Sección: Artículos, interpretación.
“A pior alienação não consiste em ser despossuído pelo outro,
mas em ser despossuído do outro”.
Baudrillard
Resumo
Enfatizando algumas posições e enunciações sobre a cultura surda o artigo pretende discorrer sobre a identidade e o território do interprete de língua de sinais/português. Aborda certas situações, porém não tanto a globalidade da questão. Salienta que o interprete não se realiza no simples ato da tradução, mas que envolve uma gama dimensional de significantes e significados que denunciam a complexidade de seu papel, as dimensões e a profundidade de sua atuação. Os intérpretes são para a tradução da cultura, da língua, da história, dos movimentos, das políticas da identidade e da subjetividade surda, e apresentam suas próprias particularidades, identidade e orbitalidade.
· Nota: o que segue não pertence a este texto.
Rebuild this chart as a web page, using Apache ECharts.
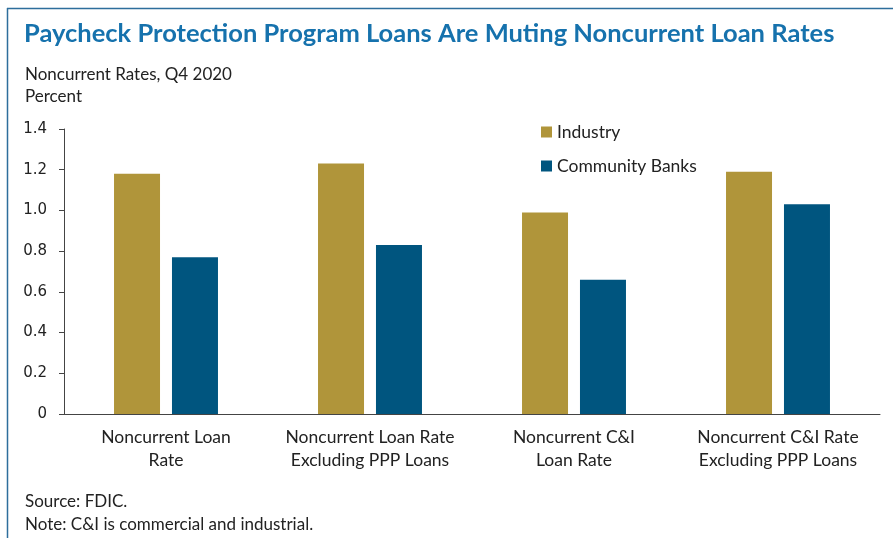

Palavras chave: Cultura; Intérprete de língua de sinais/português; Surdos; Identidade.
Deaf culture and the sign language interpreters
Abstract
By emphasizing some positions and enunciations on deaf culture, this paper aims to discuss the identity and the territory of the Sign Language/Portuguese interpreter. Certain situations are approached; however, our focus is not on how global the issue is. We point out the fact that not only does the interpreter work on the translation act itself, but on the myriad signifiers and signifieds that reveal the complexity of his or her role, the dimensions and the depth of his or her actions. The interpreters work on the translation of culture, language, history, movements, and politics of deaf identity and subjectivity, and they present their own particularities, identities and orbital characteristics.
Key words: Culture; Sign language/portuguese interpreter; Deaf; Identity.
Introducão
No contexto do pós-moderno, a presença do particular, do especificamente diferente, do exótico, ganha espaços de produção. Somos constantemente convidados a excluir a sedução proveniente do exterior. Nota-se um movimento particular ocasionando hibridismos, desaparecimentos, perdas, mudanças, surgimentos. São estes os tempos de desorientação cultural e/ou de afirmação de novas identidades? (SKLIAR, 2003, p. 48)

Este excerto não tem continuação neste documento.